I’m happy to report our days of stuck feet and bumped heads are over. Our little peanut seems to sleeping better at night. Mission accomplished!
That’s what we tell Jonathan when we feed him avocado. We started feeding him solid (mushy) food last week. We started the first day with rice cereal, which he did not like. As you can see below.
Even my silly attempts at convincing him he liked the rice cereal didn’t elicit much response.
Me: Mmmm delicious mush!
Jonathan: Lady, you’re nuts.
He seems to like avocado better. We’ll do another day or two of that and then we’re moving on to sweet potato! I am making my own baby food. It’s purer that way. I control the ingredients. There aren’t any preservatives. It’s less expensive. So far the food I’ve made is a single ingredient, such as avocado, sweet potato, or peas, mixed with breast milk. I’m freezing the extras, and I’ve made enough for now that we’re set for a while. I’m using the book The Best Homemade Baby Food on the Planet. It has recipes from age six months to two years. So far I like the book a lot. Beyond recipes, it also has tips for feeding your child and nutritional information.

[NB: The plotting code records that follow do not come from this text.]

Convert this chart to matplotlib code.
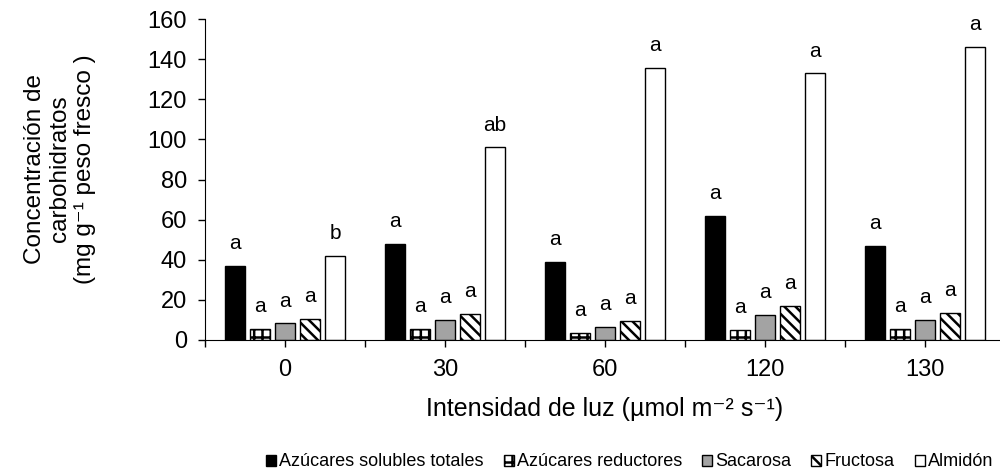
import matplotlib.pyplot as plt
import numpy as np

plt.rcParams['font.family'] = ['Liberation Sans', 'DejaVu Sans']
plt.rcParams['hatch.linewidth'] = 1.8

# data
groups = ['0', '30', '60', '120', '130']
series = ['Azúcares solubles totales', 'Azúcares reductores', 'Sacarosa',
          'Fructosa', 'Almidón']
totales = [37, 48, 39, 62, 47]
reductores = [5.6, 5.5, 3.5, 5.0, 5.5]
sacarosa = [8.3, 10, 6.5, 12.5, 10]
fructosa = [10.6, 13, 9.5, 17, 13.5]
almidon = [42, 96, 135.5, 133, 146]
letras = [
    ['a', 'a', 'a', 'a', 'a'],
    ['a', 'a', 'a', 'a', 'a'],
    ['a', 'a', 'a', 'a', 'a'],
    ['a', 'a', 'a', 'a', 'a'],
    ['b', 'ab', 'a', 'a', 'a'],
]

values = [totales, reductores, sacarosa, fructosa, almidon]
faces = ['black', 'white', '#a3a3a3', 'white', 'white']
hatches = [None, '++', None, '\\\\\\', None]

fig = plt.figure(figsize=(10, 4.75), dpi=100)
ax = fig.add_axes([0.205, 1 - 340 / 475, 0.8, (340 - 19) / 475])

x = np.arange(len(groups))
step = 25 / 160
w = 20 / 160
for i in range(5):
    pos = x + (i - 2) * step
    ax.bar(pos, values[i], width=w, color=faces[i], edgecolor='black',
           linewidth=1.0, hatch=hatches[i], label=series[i])
    for j in range(len(groups)):
        ax.annotate(letras[i][j], (pos[j], values[i][j]), xytext=(0, 12),
                    textcoords='offset points', ha='center', va='baseline',
                    fontsize=15)

ax.set_xlim(-0.5, 4.5)
ax.set_ylim(0, 160)
ax.set_yticks(range(0, 161, 20))
ax.set_xticks(x)
ax.set_xticklabels(groups)
ax.set_xticks(np.arange(-0.5, 4.6, 1), minor=True)
ax.tick_params(axis='both', which='both', direction='out', labelsize=17,
               length=5, width=1)
ax.tick_params(axis='y', pad=8)
ax.tick_params(axis='x', pad=9)
ax.spines['top'].set_visible(False)
ax.spines['right'].set_visible(False)

fig.text(0.605, 1 - 409 / 475, 'Intensidad de luz (µmol m⁻² s⁻¹)',
         fontsize=18, ha='center', va='center')
fig.text(0.060, 1 - 169 / 475,
         'Concentración de\ncarbohidratos\n(mg g⁻¹ peso fresco )',
         fontsize=17.5, rotation=90, ha='center', va='center',
         multialignment='center', linespacing=1.2)

fig.legend(loc='center left', bbox_to_anchor=(0.266, 1 - 462 / 475), ncol=5,
           frameon=False, fontsize=13, handlelength=0.55, handleheight=0.55,
           handletextpad=0.17, columnspacing=1.12, borderpad=0,
           borderaxespad=0)

fig.savefig('out.png', dpi=100)
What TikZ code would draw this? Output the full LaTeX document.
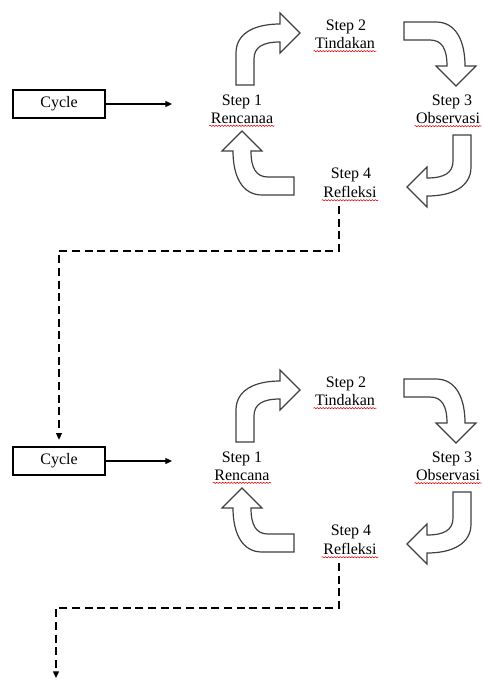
\documentclass[tikz,border=0pt]{standalone}
\usepackage{fontspec}
\setmainfont{Liberation Serif}
\usetikzlibrary{arrows.meta,decorations.pathmorphing}

\tikzset{
  bentarrow/.pic={
    \draw[line width=0.9pt,draw=black!75,fill=white]
      (-9,0) -- (-9,-32) .. controls (-9,-52) and (10,-61) .. (35,-61)
      -- (35,-72) -- (55,-52) -- (35,-32) -- (35,-43)
      .. controls (18,-43) and (9,-38) .. (9,-26) -- (9,0) -- cycle;
  },
  steplbl/.style={font=\fontsize{12}{14}\selectfont,inner sep=1pt},
  spell/.style={red!85!black,line width=0.4pt,decorate,
    decoration={snake,amplitude=0.45pt,segment length=2.2pt}},
  cyclebox/.style={draw,line width=0.9pt,minimum width=69pt,minimum height=21pt,
    inner sep=0pt,font=\fontsize{12}{14}\selectfont},
  flow/.style={-{Triangle[length=5pt,width=4.5pt]},line width=0.9pt},
  dashflow/.style={flow,dash pattern=on 6pt off 3.5pt}
}

\begin{document}
\begin{tikzpicture}[x=0.75pt,y=-0.75pt]
  \useasboundingbox (0,0) rectangle (484,682);

  \foreach \c/\oy/\plan in {1/0/Rencanaa,2/357/Rencana}
  {
    \begin{scope}[shift={(0,\oy)}]
      % the cycle box and its arrow
      \node[cyclebox] (cycle\c) at (59,104) {Cycle};
      \coordinate (in\c) at (172,104);
      \draw[flow] (cycle\c) -- (in\c);
      % step labels
      \node[steplbl] (plan\c) at (242,118) {\plan};
      \node[steplbl] at (242,102) {Step 1};
      \node[steplbl] (act\c) at (345,43) {Tindakan};
      \node[steplbl] at (346,27) {Step 2};
      \node[steplbl] (obs\c) at (448,118) {Observasi};
      \node[steplbl] at (452,102) {Step 3};
      \node[steplbl] (refl\c) at (350,192) {Refleksi};
      \node[steplbl] at (351,175) {Step 4};
      \foreach \n in {plan,act,obs,refl}
        \draw[spell] ([yshift=-2pt]\n\c.base west) -- ([yshift=-2pt]\n\c.base east);
      % the bent arrows
      \pic at (245,85) {bentarrow};
      \pic[rotate=-90] at (404,31) {bentarrow};
      \pic[rotate=180] at (462,135) {bentarrow};
      \pic[rotate=90] at (294,186) {bentarrow};
      \coordinate (drop\c) at (339,206);
    \end{scope}
  }

  % dashed links to the next cycle
  \draw[dashflow,shorten >=5pt] (drop1) -- ++(0,45) -| (cycle2.north);
  \coordinate (next) at (56,678);
  \draw[dashflow] (drop2) -- ++(0,45) -| (next);
\end{tikzpicture}
\end{document}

Making baby food from scratch is easy, but it does take some time. The avocado recipe is easy, and requires no cooking, just blending the milk and avocado together. The sweet potato and peas recipes do require cooking (baking and steaming, respectively). After cooking I mix the ingredient with breast milk and blend. Then I freeze the mush in a special, nasty plastics-free baby food freezer tray (1 tablespoon blocks, since a serving for a baby is 1-2 tablespoons). After that, I put the cubes in glass containers for storage. The containers have lids that also don’t have nasty plastics.
Jonathan hasn’t quite caught on to the whole solid foods thing yet, but I’m sure he will soon. At least it’s fun for my husband and I. And so far, only one projectile experience!
Today our son is 6 months old. When the heck did that happen?
It’s been a very interesting 6 months. It feels like it took forever, but it also feels like it happened in the blink of an eye. Six months ago, we were sitting in a hospital with our brand-new son. He would have to stay in the hospital for nearly a week, since he was a month premature and needed a little help breathing the first day after his birth, then he needed some help learning to nurse, then he needed help getting his bilirubin levels (which cause jaundice) down to normal. Six months ago Jonathan had two very nervous parents.
Six months later our son is sitting up on his own (though he’s still a bit wobbly). He’s starting to have an interest in toys. He likes being read to and enjoys looking at the pictures. He’s learning to love being in the hiking backpack (which is a good thing since we plan to hike frequently this summer). He’s going to start solid foods (well, mushy foods) in the next day or two. Jonathan’s parents are less nervous now, but still learning a lot every day about being parents.
We are so thankful for this little boy. I’m a firm believer that God puts the people a person needs in his or her life. Shawn and I needed this baby, this easygoing, smiley, beautiful baby. What a wonderful 6 months it’s been.